As this poll demonstrates, Palin is quickly gaining support among independents. Give her another three months, and she will be leading Obama. And do not forget the growing enthusiasm gap as reported by Politics Daily:
"While voters are about evenly split about whether they support the Democrat or Republican in this year's congressional elections, the Republicans have opened up a 20 point "enthusiasm gap" when it comes to how eager they are to go to the polls, according to Gallup's daily tracking polls conducted between April 1-25."
This growing gap is due to the Palin factor. She energizes her base as no other today can.
The left has done its best to demonize, ridicule, and reduce her, to no avail. The more that fair-minded Americans hear her, the more they are drawn to her. They no longer listen to Obama, but they do listen to her.
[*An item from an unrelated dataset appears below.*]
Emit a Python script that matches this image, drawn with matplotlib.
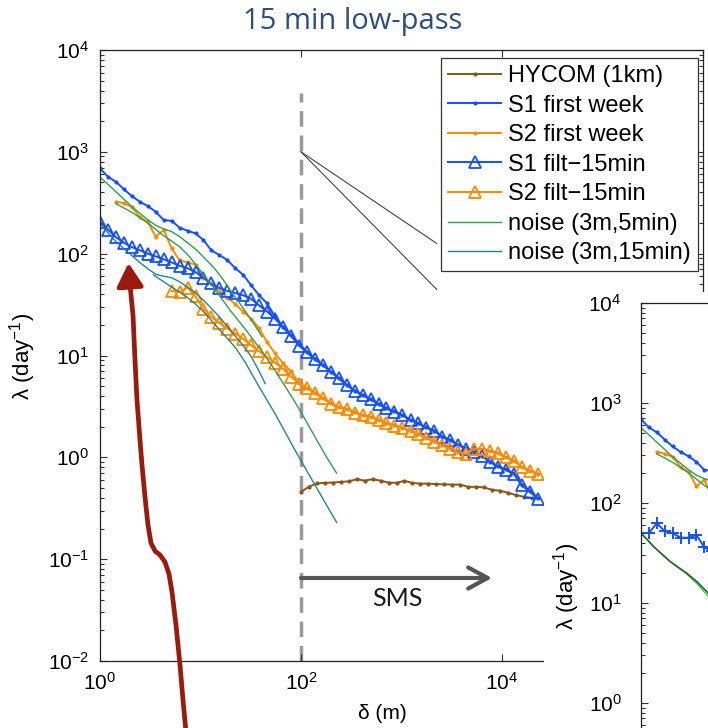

Not only are Americans embracing her message, but so are Europeans,
The leader of the Conservative Party in Britain, David Cameron, won the third debate, by all accounts, in the leadup to the British Parliamentary elections. The reason, according to one pundit, was that Cameron went "Palin" and not "Frum."
"There were no mentions of worthy 'Big Society' concepts, no vacuous 'vote blue, go green' slogans. Time worn, winning Tory messages were pitched; tougher immigration rules, tackling welfare dependency, lower business taxes, sound money and smaller government. Result? Clear win for the Tory leader."
Cameron also supports Israel and favors Britain withdrawing from the EU.
During the next six months, Palin will continue making speeches and supporting candidates of her choice. She will be coming out with a book on policy in the fall and will do another book signing tour. Then she will be off to Europe to visit with political leaders and stir up the people. I predict that huge crowds will embrace her and her message. No doubt, she will also visit Israel with her entire family, where they will be mobbed. It will be a media feeding frenzy.
A strong embrace in Europe and Israel will give her an enormous boost in America.
Ted Belman is the editor of Israpundit.